The Fuero Viejo de Navarra was compiled by Teobaldo I in the 13th century: until then, Navarra’s legal system had been transmitted orally. All he did was put down in writing “how do things work here”, working together with “judges and wise folk”, with anybody who was called in as a judge all through the kingdom. The Fueros got tweaked at different times; the most recent compilation of the “Fueros Nuevos” is from 1973, but like Teobaldo’s work, it’s just a matter of pulling different sources into a single book and putting in writing some unwritten customs (under the Foral system, Custom is before written Law, both in temporal order and in order of precedence). The Fueros of Navarra, Guipúzcoa, Álava and Vizcaya were in effect from the Middle Ages until 1978, when they were replaced by the Amejoramiento del Fuero (“Improvement of the Legal Sistem”, literally) in Navarra and by their Estatuto Autónomo in the case of Euskadi. They were not always respected, but they were in effect (there were several attempts at replacing them by fiat, but those attempts were never legal: “by fiat” is not acceptable under the Foral system).

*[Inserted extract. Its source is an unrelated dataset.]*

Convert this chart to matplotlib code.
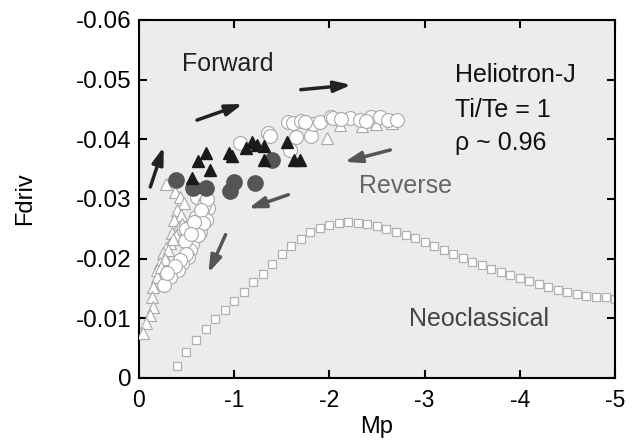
# Fdriv vs Mp scatter, Heliotron-J
import numpy as np
import matplotlib.pyplot as plt

plt.rcParams['font.family'] = ['Liberation Sans', 'DejaVu Sans']

# neoclassical curve (open squares)
neo_mp = [-0.4, -0.5, -0.6, -0.7, -0.8, -0.9, -1.0, -1.1, -1.2, -1.3,
          -1.4, -1.5, -1.6, -1.7, -1.8, -1.9, -2.0, -2.1, -2.2, -2.3,
          -2.4, -2.5, -2.6, -2.7, -2.8, -2.9, -3.0, -3.1, -3.2, -3.3,
          -3.4, -3.5, -3.6, -3.7, -3.8, -3.9, -4.0, -4.1, -4.2, -4.3,
          -4.4, -4.5, -4.6, -4.7, -4.8, -4.9, -5.0]
neo_f = [-0.0020, -0.0043, -0.0063, -0.0082, -0.0098, -0.0114, -0.0129, -0.0144, -0.0160, -0.0174,
         -0.0191, -0.0207, -0.0221, -0.0233, -0.0244, -0.0251, -0.0256, -0.0260, -0.0261, -0.0260,
         -0.0258, -0.0254, -0.0250, -0.0245, -0.0240, -0.0234, -0.0228, -0.0221, -0.0215, -0.0207,
         -0.0201, -0.0194, -0.0189, -0.0183, -0.0178, -0.0173, -0.0168, -0.0163, -0.0158, -0.0153,
         -0.0147, -0.0144, -0.0140, -0.0138, -0.0136, -0.0135, -0.0133]

# open circles
oc_mp = [-1.06, -1.36, -1.38, -1.57, -1.59, -1.62, -1.65, -1.70, -1.81, -1.83,
         -1.90, -2.02, -2.04, -2.22, -2.32, -2.44, -2.53, -2.62, -2.71, -1.74, -2.12, -2.38,
         -0.61, -0.69, -0.73, -0.66, -0.70, -0.63, -0.64, -0.59, -0.56, -0.54,
         -0.52, -0.45, -0.41, -0.33, -0.26, -0.68, -0.60, -0.50, -0.48,
         -0.72, -0.65, -0.67, -0.58, -0.62, -0.55, -0.49, -0.43, -0.38, -0.30]
oc_f = [-0.0394, -0.0411, -0.0406, -0.0429, -0.0382, -0.0427, -0.0404, -0.0431, -0.0406, -0.0426,
        -0.0429, -0.0437, -0.0436, -0.0436, -0.0432, -0.0437, -0.0437, -0.0432, -0.0432, -0.0428, -0.0434, -0.0430,
        -0.0303, -0.0295, -0.0285, -0.0277, -0.0265, -0.0256, -0.0245, -0.0236, -0.0225, -0.0214,
        -0.0203, -0.0193, -0.0181, -0.0169, -0.0156, -0.0290, -0.0270, -0.0250, -0.0230,
        -0.0300, -0.0282, -0.0260, -0.0262, -0.0240, -0.0242, -0.0208, -0.0198, -0.0187, -0.0175]

# open triangles
ot_mp = [-0.29, -0.38, -0.43, -0.47, -0.40, -0.44, -0.37, -0.41, -0.35, -0.33,
         -0.28, -0.25, -0.22, -0.19, -0.19, -0.15, -0.14, -0.15, -0.12, -0.07, -0.04,
         -0.45, -0.39, -0.36, -0.31, -0.27, -0.23,
         -1.98, -2.11, -2.34, -2.66, -2.49]
ot_f = [-0.0325, -0.0312, -0.0303, -0.0293, -0.0282, -0.0273, -0.0265, -0.0251, -0.0243, -0.0226,
        -0.0218, -0.0209, -0.0193, -0.0181, -0.0169, -0.0153, -0.0136, -0.0119, -0.0106, -0.0092, -0.0075,
        -0.0258, -0.0238, -0.0232, -0.0214, -0.0200, -0.0186,
        -0.0402, -0.0424, -0.0422, -0.0427, -0.0425]

# filled triangles
ft_mp = [-0.56, -0.62, -0.71, -0.75, -0.95, -0.98, -1.13, -1.19, -1.24, -1.31, -1.31, -1.56, -1.63, -1.69]
ft_f = [-0.0335, -0.0364, -0.0377, -0.0349, -0.0377, -0.0372, -0.0385, -0.0396, -0.0390, -0.0389,
        -0.0365, -0.0396, -0.0365, -0.0365]

# filled grey circles
gc_mp = [-0.39, -0.57, -0.71, -1.00, -0.96, -1.22, -1.40]
gc_f = [-0.0332, -0.0318, -0.0318, -0.0328, -0.0313, -0.0327, -0.0365]

fig = plt.figure(figsize=(6.4, 4.41), dpi=100)
ax = fig.add_axes([0.217, 0.143, 0.744, 0.812])
ax.set_facecolor('#ececec')

ax.plot(neo_mp, neo_f, 's', ms=6, mfc='white', mec='#b0b0b0', mew=0.9, ls='none', zorder=2)
ax.plot(ot_mp, ot_f, '^', ms=9, mfc='white', mec='#a8a8a8', mew=0.8, ls='none', zorder=3)
ax.plot(oc_mp, oc_f, 'o', ms=10, mfc='white', mec='#a8a8a8', mew=0.8, ls='none', zorder=3)
ax.plot(gc_mp, gc_f, 'o', ms=11, mfc='#555555', mec='#555555', ls='none', zorder=4)
ax.plot(ft_mp, ft_f, '^', ms=9, mfc='#1a1a1a', mec='#1a1a1a', ls='none', zorder=5)

# arrows: forward (black) and reverse (grey)
fwd = [((-0.12, -0.0320), (-0.26, -0.0387)),
       ((-0.61, -0.0432), (-1.09, -0.0459)),
       ((-1.70, -0.0483), (-2.23, -0.0491))]
rev = [((-2.64, -0.0382), (-2.16, -0.0362)),
       ((-1.57, -0.0307), (-1.15, -0.0284)),
       ((-0.91, -0.0240), (-0.73, -0.0176))]
for (x0, y0), (x1, y1) in fwd:
    ax.annotate('', xy=(x1, y1), xytext=(x0, y0),
                arrowprops=dict(arrowstyle='-|>,head_length=1.0,head_width=0.33',
                                color='#222222', lw=2.5, shrinkA=0, shrinkB=0), zorder=6)
for (x0, y0), (x1, y1) in rev:
    ax.annotate('', xy=(x1, y1), xytext=(x0, y0),
                arrowprops=dict(arrowstyle='-|>,head_length=1.0,head_width=0.33',
                                color='#555555', lw=2.5, shrinkA=0, shrinkB=0), zorder=6)

ax.text(-0.93, -0.0526, 'Forward', fontsize=18, color='#222222', ha='center', va='center')
ax.text(-3.32, -0.0508, 'Heliotron-J', fontsize=18, color='#111111', ha='left', va='center')
ax.text(-3.32, -0.0449, 'Ti/Te = 1', fontsize=18, color='#111111', ha='left', va='center')
ax.text(-3.32, -0.0394, 'ρ ~ 0.96', fontsize=18, color='#111111', ha='left', va='center')
ax.text(-2.31, -0.0322, 'Reverse', fontsize=18, color='#666666', ha='left', va='center')
ax.text(-2.84, -0.0099, 'Neoclassical', fontsize=18, color='#444444', ha='left', va='center')

ax.set_xlim(0, -5)
ax.set_ylim(0, -0.06)
ax.set_xticks([0, -1, -2, -3, -4, -5])
ax.set_xticklabels(['0', '-1', '-2', '-3', '-4', '-5'])
ax.set_yticks([0, -0.01, -0.02, -0.03, -0.04, -0.05, -0.06])
ax.set_yticklabels(['0', '-0.01', '-0.02', '-0.03', '-0.04', '-0.05', '-0.06'])
ax.tick_params(direction='in', length=6, width=1.5, top=True, right=True)
ax.tick_params(axis='y', labelsize=17.5, pad=5)
ax.tick_params(axis='x', labelsize=16.5, pad=8)
for s in ax.spines.values():
    s.set_linewidth(1.5)

ax.set_xlabel('Mp', fontsize=17)
ax.set_ylabel('Fdriv', fontsize=17)
ax.xaxis.set_label_coords(0.5, -0.105)
ax.yaxis.set_label_coords(-0.215, 0.5)

fig.savefig('out.png', dpi=100)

Madrid did not give us shit. It was ours, because we never lost it. Saying that “Spain gave autonomy” to those two regions is as absurd as saying that England brought cold weather to Canada.

/hijack

Late to the thread, but I will share this much - I am not steeped in the politics or semiotics of ADL, but I do know for a fact that they handled discretely a local case where a junior college professor, apparently never having had a Jewish student in her class over about 20 years (entirely possible around here) had a habit of illustrating a certain point each semester with an anti-Semitic slur and analogy.

But this one year, there was a Jew in the class, and she called her out. Followed the school’s comppliant policy to a T, only to be told, too bad, that’s the way it is.

At that point, the regional ADL mediator was called in, who discretely and privately handled the situation. The teacher apologized to the student in class, explaining the hurtful nature of the remarks. The teacher kept her job, and now has a new analogy to explain that point each semester. Presumably, should a situation ever arise again, the administration will be a little bit more aware of how best to apply their own policies.

So, there are a lot of people who hate Jews but might not realize it, and it is possible to change their actions, if not their internal world views, and it does happen that way, and it does happen behind the scenes more often than not I would guess.

Maybe other organizations can and do affect the same kind of behind the scenes changes, or maybe sometimes individuals can do it without assistance.

But it does happen, and it would be an error to judge ADL or others only from what is made public is what I learned from the incident.

Food for thought I hope.

Sounds strange. Do you know what the teacher was actually saying?

Yes I do, and this being a small town, and my role being a facilitator in enabling the parties to come to a meeting of the minds, I am deliberately leaving out the details out of respect of the privacy of the individual and institution. Should the situation recur in violation of any agreements made, I would have no compunctions about providing the details. I hope you understand.

Well, without knowing more details about the situation it’s pretty difficult for any of us to make any determinations about the situation or how it relates to anti-semitism in general.

Well, maybe you are heading in the wrong direction by overthinking it.

The point I was making is that I have first hand knowledge where the ADL acted quietly and behind the scenes to effect actual change in behavior in individuals and an institution, contrary to what was said ever happens upthread.

The implication is that what we see in the news is often really dramatic, but the nuts and bolts cases of ADL (and perhaps similar groups) is both effective and not visible to the public.

While this is generally not known, if the public did know it, it would at least have to enter into their consideration of their opinions of ADL. So I provide an example so folks here can incorporate their new knowledge into their opinions and argue less from ignorance than they might have before.